La barcelonesa Bélgica Rodríguez vino a Caracas, de su natal estado Anzoátegui, cuando era una niña pequeña. Su familia enfrentó serias estrecheces, lo que no evitó que se licenciara en Letras, en la UCV, hiciera un máster en la Universidad de Londres, Inglaterra, y se doctorara en La Sorbona, París, de donde egresó Summa Cum Laude. Fue directora de la GAN desde 1984 hasta 1986… el año en que Paulina Gamus se puso al frente del Ministerio de Cultura. ¿Qué pasó? Ninguna de las dos lo explica y, al contrario, ambas se refieren a la otra con respeto. Pero el caso es que Bélgica Rodríguez, vestida en la foto “como una institutriz inglesa”, según ella misma dice, no renunció. La echaron. La sangre no llegó al río. En pocos meses la crítica de arte ganó el concurso internacional convocado por el Museo de Arte de las Américas, de la Organización de los Estados Americanos (OEA) para reclutar una figura con los méritos para dirigirlo. La venezolana, quien en la actualidad suma 53 títulos a su bibliografía y catálogos de arte, se alzó con el triunfo y en 1988 se instaló en Washington, donde está la sede de la OEA.

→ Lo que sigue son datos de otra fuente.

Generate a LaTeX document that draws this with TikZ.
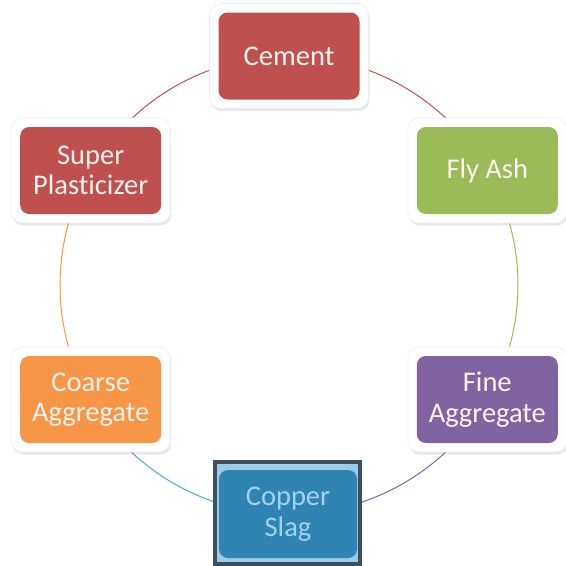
\documentclass[tikz,border=0pt]{standalone}
\usepackage{fontspec}
\setmainfont{Carlito}[Ligatures=NoCommon]
\usetikzlibrary{shadows}
\pgfdeclarelayer{bg}
\pgfsetlayers{bg,main}
\definecolor{cRed}{HTML}{C0504D}
\definecolor{cGreen}{HTML}{9BBB59}
\definecolor{cPurple}{HTML}{8064A2}
\definecolor{cOrange}{HTML}{F79646}
\definecolor{cTeal}{HTML}{4BACC6}
\definecolor{cBlue}{HTML}{2F84B3}
\definecolor{cBlueText}{HTML}{A3D2EC}
\definecolor{cBand}{HTML}{9CCBE5}
\definecolor{cFrame}{HTML}{3B4F5E}
\definecolor{cText}{HTML}{FBF3EE}
\begin{document}
\begin{tikzpicture}[x=1pt,y=1pt,
  outerbox/.style={fill=white, draw=black!7, line width=0.6pt, rounded corners=11pt, minimum width=159pt, minimum height=105pt, inner sep=0pt,
    drop shadow={shadow xshift=1pt, shadow yshift=-2.5pt, opacity=0.18}},
  innerbox/.style={rounded corners=9pt, minimum width=141pt, minimum height=87pt, inner sep=0pt,
    align=center, text=cText, font=\fontsize{28.5}{30.5}\selectfont},
  arcline/.style={line width=1pt}]
\useasboundingbox (0,0) rectangle (566,-566);
\coordinate (o) at (289,-285);
% boxes
\node[outerbox] (cementbg) at (289,-56) {};
\node[innerbox, fill=cRed] (cement) at (cementbg) {Cement};
\node[outerbox] (flyashbg) at (487.3,-170.5) {};
\node[innerbox, fill=cGreen] (flyash) at (flyashbg) {Fly Ash};
\node[outerbox] (finebg) at (487.3,-399.5) {};
\node[innerbox, fill=cPurple] (fine) at (finebg) {Fine\\Aggregate};
\node[outerbox] (coarsebg) at (90.7,-399.5) {};
\node[innerbox, fill=cOrange] (coarse) at (coarsebg) {Coarse\\Aggregate};
\node[outerbox] (superbg) at (90.7,-170.5) {};
\node[innerbox, fill=cRed] (super) at (superbg) {Super\\Plasticizer};
% copper slag (selected)
\node[draw=cFrame, line width=4pt, fill=cBand, minimum width=145pt, minimum height=102pt, inner sep=0pt] (copperbg) at (287.5,-513) {};
\node[innerbox, fill=cBlue, text=cBlueText, minimum width=138pt, minimum height=88pt] (copper) at (288,-514) {Copper\\Slag};
% connectors
\begin{pgfonlayer}{bg}
\draw[arcline, draw=cRed] (cement.center) arc[start angle=90, end angle=30, radius=229pt];
\draw[arcline, draw=cGreen] (flyash.center) arc[start angle=30, end angle=-30, radius=229pt];
\draw[arcline, draw=cPurple] (fine.center) arc[start angle=-30, end angle=-90, radius=229pt];
\draw[arcline, draw=cTeal] (copper.center) arc[start angle=-90, end angle=-150, radius=229pt];
\draw[arcline, draw=cOrange] (coarse.center) arc[start angle=210, end angle=150, radius=229pt];
\draw[arcline, draw=cRed] (super.center) arc[start angle=150, end angle=90, radius=229pt];
\end{pgfonlayer}
\end{tikzpicture}
\end{document}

Al terminar 1987, Paulina Gamus abandonó la administración pública y se refugió en la bancada adeca del Congreso Nacional. Fue diputada hasta 1998 y luego seis meses como senadora. “Comparados con los trabajadores de la Cultura y con los periodistas de la fuente, los congresistas y políticos eran unas criaturas angelicales”.